There would be notes, too: some dry textual, but most fascinating expository notes, at the back of the book, with longer “additional notes” on points of special interest. Example: Saint Cyril’s dexterous and almost winking avoidance of certain “politically incorrect” theological terms, that were likely to be contested by the Arian thought police — while supplying exactly the same meaning in other words. And what this costs in misunderstanding, when it comes to the attention of the habitually grumpy Saint Jerome. There is lesson within lesson here, for Christian rhetoric in every generation.

Too, a good glossary, explicating all the key Greek terms, with cross-references. And, a thorough English general index, that has been carefully checked and proofread.

Fine typography I have mentioned, but also the commission from, say, a leading engraver (I was thinking at the time of the Frenchman, Pierre Gandon) of an iconic frontispiece, perhaps in three or four colour layers. And perhaps a signature (16 pages) of crisp black-and-white photographs to go with the archaeological essay. And a couple of fold-out maps. And a few sparkling plates reproducing great works of art associated with Cyril and his themes.

For as every other in the series, the book would be something beautiful to see, and hold in the hand; something to be prized in more than one generation. Portable, to be taken on walks, and read on voyages. From every angle it should draw the reader in, opening its wings to say, “Read me, read me!”
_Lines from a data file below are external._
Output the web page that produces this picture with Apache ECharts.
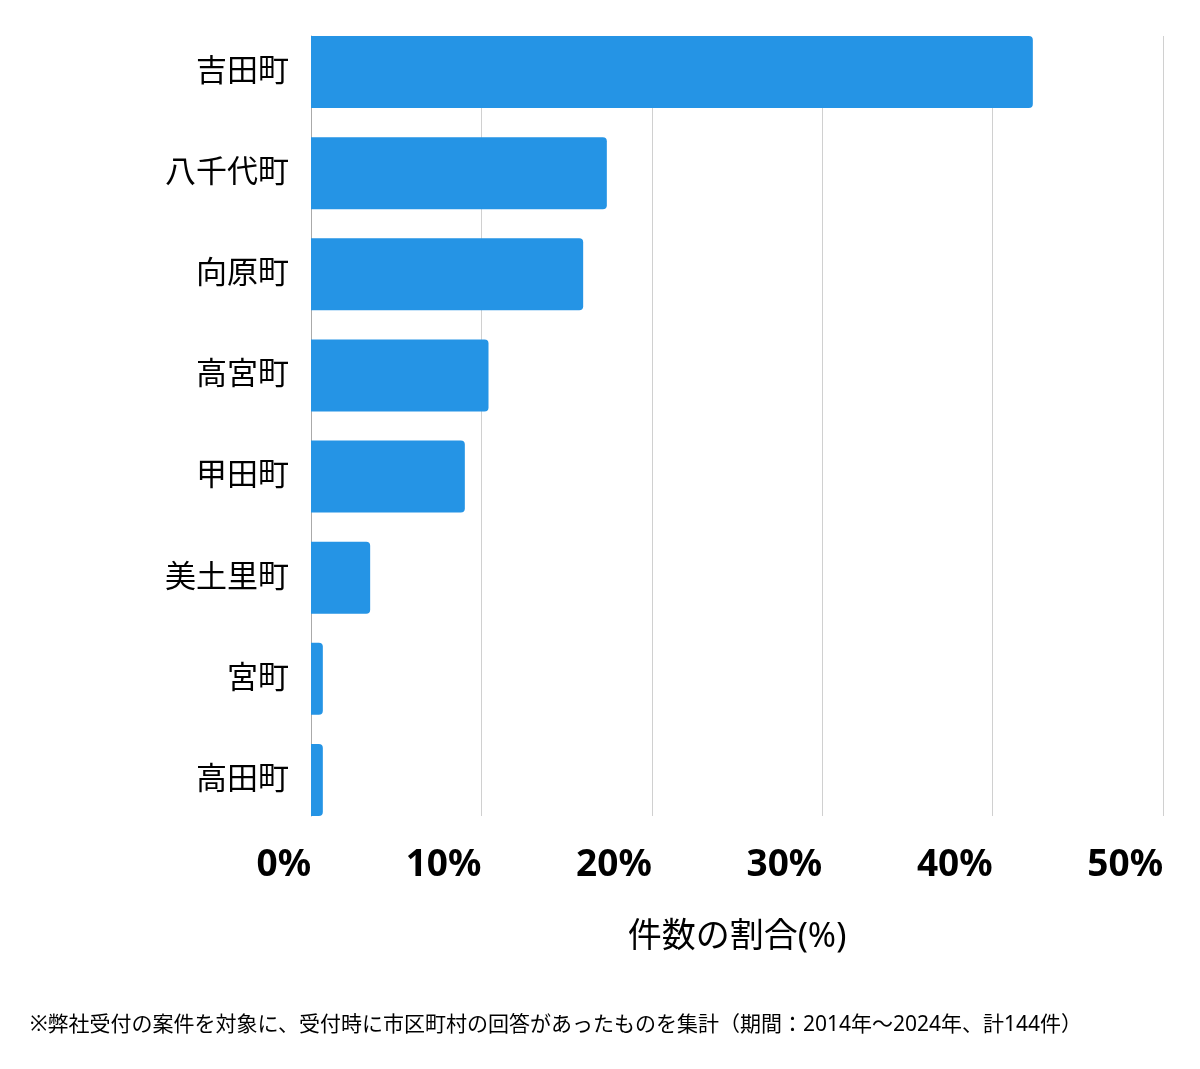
<!DOCTYPE html>
<html><head><meta charset="utf-8">
<script src="https://cdn.jsdelivr.net/npm/echarts@6/dist/echarts.min.js"></script>
<style>html,body{margin:0;padding:0;background:#fff}#c{width:1200px;height:1069px}</style>
</head><body><div id="c"></div>
<script>
const categories = ['吉田町','八千代町','向原町','高宮町','甲田町','美土里町','宮町','高田町'];
const counts = [61, 25, 23, 15, 13, 5, 1, 1];
const total = 144;
const percents = counts.map(c => c / total * 100);
const xTicks = [0, 10, 20, 30, 40, 50];
const axisName = '件数の割合(%)';
const footnote = '※弊社受付の案件を対象に、受付時に市区町村の回答があったものを集計（期間：2014年～2024年、計144件）';

const font = '"Noto Sans", "Noto Sans CJK JP", sans-serif';
const chart = echarts.init(document.getElementById('c'));
chart.setOption({
  animation: false,
  textStyle: { fontFamily: font },
  grid: [
    { left: 311, right: 37, top: 21.5, bottom: 238.5 },
    { left: 311, right: 37, top: 36, bottom: 253 }
  ],
  xAxis: [
    { gridIndex: 0, type: 'value', min: xTicks[0], max: xTicks[xTicks.length - 1], interval: 10, show: false },
    { gridIndex: 1, type: 'value', min: xTicks[0], max: xTicks[xTicks.length - 1], interval: 10,
      axisLine: { show: false }, axisTick: { show: false },
      splitLine: { show: true, lineStyle: { color: '#d0d0d0', width: 1 } },
      axisLabel: { formatter: v => v + '%', fontSize: 37, fontWeight: 'bold', color: '#000',
        align: 'right', margin: 31, fontFamily: font },
      name: axisName, nameLocation: 'middle', nameGap: 104,
      nameTextStyle: { fontSize: 34, color: '#000', fontFamily: font }
    }
  ],
  yAxis: [
    { gridIndex: 0, type: 'category', data: categories, inverse: true,
      axisLine: { show: false }, axisTick: { show: false },
      axisLabel: { fontSize: 31, color: '#000', margin: 22, padding: [4, 0, 0, 0], fontFamily: font } },
    { gridIndex: 1, type: 'category', data: categories, inverse: true,
      axisLine: { show: true, lineStyle: { color: '#aaaaaa', width: 1 } },
      axisTick: { show: false }, axisLabel: { show: false } }
  ],
  series: [{
    type: 'bar', xAxisIndex: 0, yAxisIndex: 0,
    data: percents, barWidth: 72,
    itemStyle: { color: '#2594E5', borderRadius: [0, 4, 4, 0] },
    z: 3
  }],
  graphic: [{
    type: 'text', left: 30, top: 1015,
    style: { text: footnote, fontSize: 21, fill: '#000', fontFamily: font }
  }]
});
</script></body></html>
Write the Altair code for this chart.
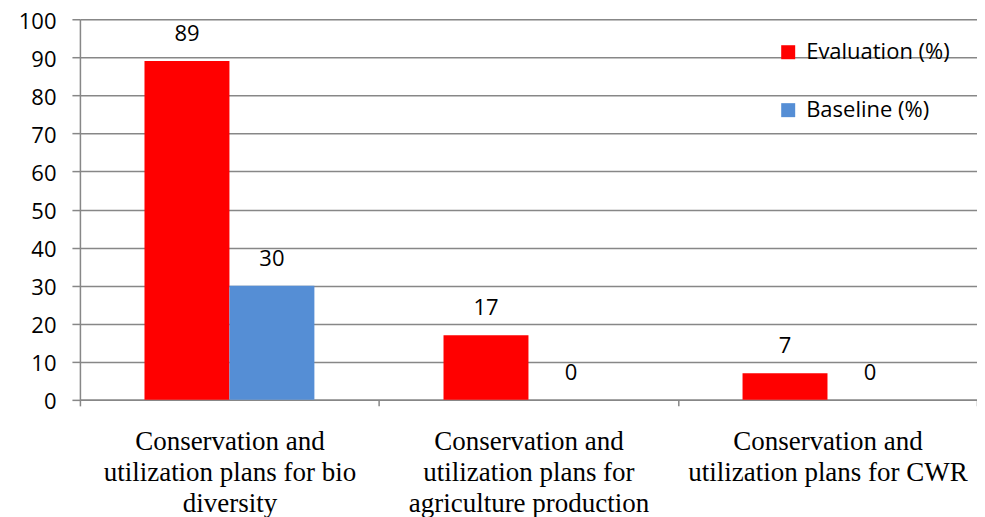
import altair as alt
import pandas as pd

categories = [
    "Conservation and|utilization plans for bio|diversity",
    "Conservation and|utilization plans for|agriculture production",
    "Conservation and|utilization plans for CWR",
]
series = ["Evaluation (%)", "Baseline (%)"]
evaluation = [89, 17, 7]
baseline = [30, 0, 0]
colors = ["#FF0000", "#558ED5"]

rows = []
for c, e, b in zip(categories, evaluation, baseline):
    rows.append({"category": c, "series": series[0], "value": e})
    rows.append({"category": c, "series": series[1], "value": b})
df = pd.DataFrame(rows)

sans = "Open Sans"
serif = "Liberation Serif"

base = alt.Chart(df).encode(
    x=alt.X(
        "category:N",
        sort=categories,
        scale=alt.Scale(paddingInner=0, paddingOuter=0),
        axis=alt.Axis(
            title=None,
            labelAngle=0,
            labelExpr="split(datum.label, '|')",
            labelFont=serif,
            labelFontSize=27,
            labelLineHeight=31,
            labelLimit=400,
            labelPadding=23,
            labelColor="#000000",
            tickBand="extent",
            tickSize=6,
            tickColor="#878787",
            domainColor="#878787",
            domainWidth=1.5,
            tickWidth=1.5,
            grid=False,
        ),
    ),
    xOffset=alt.XOffset(
        "series:N",
        sort=series,
        scale=alt.Scale(paddingInner=0, paddingOuter=0.76),
    ),
    y=alt.Y(
        "value:Q",
        scale=alt.Scale(domain=[0, 100], nice=False),
        axis=alt.Axis(
            title=None,
            values=list(range(0, 101, 10)),
            labelFont=sans,
            labelFontSize=22,
            labelColor="#000000",
            labelPadding=16,
            labelOffset=2,
            tickSize=8,
            tickColor="#878787",
            tickWidth=1.5,
            domainColor="#878787",
            domainWidth=1.5,
            grid=True,
            gridColor="#878787",
            gridWidth=1.5,
        ),
    ),
)

bars = base.mark_bar().encode(
    color=alt.Color(
        "series:N",
        sort=series,
        scale=alt.Scale(domain=series, range=colors),
        legend=alt.Legend(
            title=None,
            orient="none",
            legendX=698,
            legendY=22,
            symbolType="square",
            symbolSize=196,
            symbolStrokeWidth=0,
            labelFont=sans,
            labelFontSize=22,
            labelColor="#000000",
            labelOffset=7,
            rowPadding=36,
            padding=0,
        ),
    )
)

text = base.mark_text(dy=-27, font=sans, fontSize=22, color="#000000").encode(
    text=alt.Text("value:Q")
)

chart = (
    alt.layer(bars, text)
    .properties(
        width=898,
        height=381,
        autosize=alt.AutoSizeParams(type="none"),
        padding={"left": 72, "top": 11, "right": 0, "bottom": 122},
    )
    .configure_view(stroke=None)
    .configure(background="#FFFFFF")
)

chart.save("out.html", embed_options={"renderer": "svg", "actions": False})
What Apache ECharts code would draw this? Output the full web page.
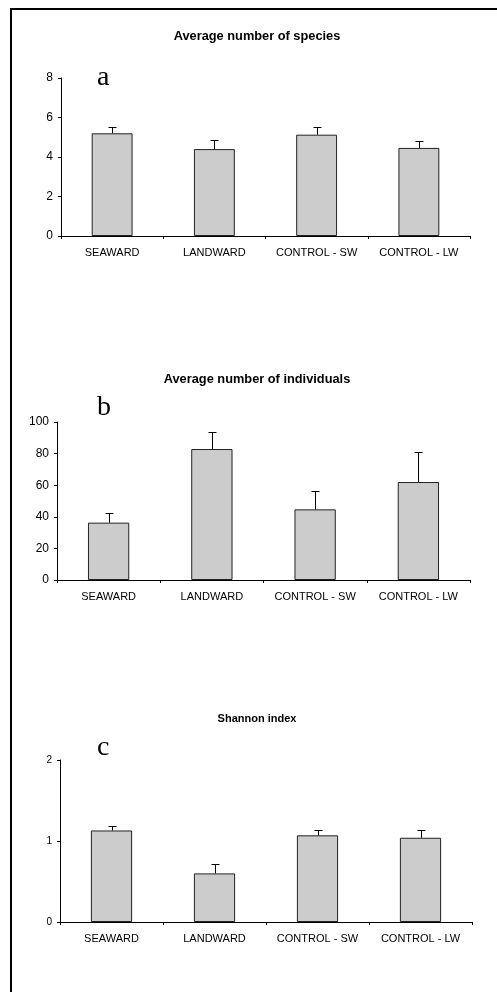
<!DOCTYPE html>
<html>
<head>
<meta charset="utf-8">
<script src="https://cdn.jsdelivr.net/npm/echarts@6/dist/echarts.min.js"></script>
<style>html,body{margin:0;padding:0;background:#fff}#c{width:497px;height:992px}</style>
</head>
<body>
<div id="c"></div>
<script>
const categories = ['SEAWARD', 'LANDWARD', 'CONTROL - SW', 'CONTROL - LW'];
const speciesMean = [5.2, 4.4, 5.13, 4.46];
const speciesErr = [0.3, 0.46, 0.37, 0.34];
const individualsMean = [36.3, 82.9, 44.7, 62.0];
const individualsErr = [5.9, 10.8, 11.6, 19.2];
const shannonMean = [1.13, 0.6, 1.07, 1.04];
const shannonErr = [0.05, 0.11, 0.07, 0.09];
const titles = ['Average number of species', 'Average number of individuals', 'Shannon index'];
const panelLetters = ['a', 'b', 'c'];
const yMax = [8, 100, 2];
const yInterval = [2, 20, 1];

const FONT = 'Liberation Sans, Arial, sans-serif';
const chart = echarts.init(document.getElementById('c'), null, {renderer: 'canvas'});

const grids = [
  {left: 61, right: 27, top: 78, height: 158},
  {left: 57, right: 27, top: 422, height: 158},
  {left: 60, right: 25, top: 760, height: 162}
];
const yLabelSize = [12, 12, 10];

function errRender(params, api) {
  const x = api.value(0), y = api.value(1), e = api.value(2);
  const p0 = api.coord([x, y]);
  const p1 = api.coord([x, y + e]);
  const half = 4;
  const xs = Math.round(p0[0]) + 0.5;
  const yt = Math.round(p1[1]) + 0.5;
  return {
    type: 'group',
    children: [
      {type: 'line', shape: {x1: xs, y1: p0[1], x2: xs, y2: yt}, style: {stroke: '#000', lineWidth: 1}},
      {type: 'line', shape: {x1: xs - half, y1: yt, x2: xs + half, y2: yt}, style: {stroke: '#000', lineWidth: 1}}
    ]
  };
}

const means = [speciesMean, individualsMean, shannonMean];
const errs = [speciesErr, individualsErr, shannonErr];

const xAxes = grids.map((g, i) => ({
  type: 'category', gridIndex: i, data: categories,
  axisLine: {lineStyle: {color: '#000', width: 1}},
  axisTick: {show: true, length: 3, lineStyle: {color: '#000'}},
  axisLabel: {color: '#000', fontFamily: FONT, fontSize: 11, margin: 11, interval: 0}
}));
const yAxes = grids.map((g, i) => ({
  type: 'value', gridIndex: i, min: 0, max: yMax[i], interval: yInterval[i],
  splitLine: {show: false},
  axisLine: {show: true, lineStyle: {color: '#000', width: 1}},
  axisTick: {show: true, length: 3, lineStyle: {color: '#000'}},
  axisLabel: {color: '#000', fontFamily: FONT, fontSize: yLabelSize[i], margin: 8}
}));

const series = [];
for (let i = 0; i < 3; i++) {
  series.push({
    type: 'bar', xAxisIndex: i, yAxisIndex: i, data: means[i], barWidth: '40%',
    itemStyle: {color: '#cccccc', borderColor: '#222', borderWidth: 1},
    silent: true, animation: false
  });
  series.push({
    type: 'custom', xAxisIndex: i, yAxisIndex: i, renderItem: errRender, z: 5,
    data: categories.map((c, k) => [k, means[i][k], errs[i][k]]),
    silent: true, animation: false
  });
}

const titleY = [36, 379, 719];
const titleSize = [12.8, 12.8, 11];
const letterPos = [[97, 64], [97, 394], [97, 734]];

const graphic = [
  {type: 'rect', shape: {x: 11, y: 9, width: 700, height: 1200}, style: {fill: 'none', stroke: '#000', lineWidth: 2}, z: 10}
];
for (let i = 0; i < 3; i++) {
  graphic.push({type: 'text', x: 257, y: titleY[i], style: {text: titles[i], font: 'bold ' + titleSize[i] + 'px ' + FONT, fill: '#000', align: 'center', verticalAlign: 'middle'}, z: 10});
  graphic.push({type: 'text', x: letterPos[i][0], y: letterPos[i][1], style: {text: panelLetters[i], font: '28px "Liberation Serif", "Times New Roman", serif', fill: '#000'}, z: 10});
}
graphic.push({type: 'rect', shape: {x: 90, y: 417, width: 30, height: 4}, style: {fill: '#fff'}, z: 11});

chart.setOption({
  animation: false,
  backgroundColor: '#fff',
  grid: grids,
  xAxis: xAxes,
  yAxis: yAxes,
  series: series,
  graphic: graphic
});
</script>
</body>
</html>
Of course all this attention to detail would make it a little expensive, but the costs could be partly defrayed, first by consolidating the “overheads” for the entire series, one department helping to carry another. Second, wealthy Christians, who might care for the Fathers and Doctors of the Church, would provide generous subsidies when they saw how wonderful these volumes would be. Third, we would pray: for all good works involve a mendicant activity, and all such flourish with prayer.

No book is complete without a colophon, and for this we might commission our engraver to impart, within a decorative flourish:

“Saint Cyril of Jerusalem, pray for us.”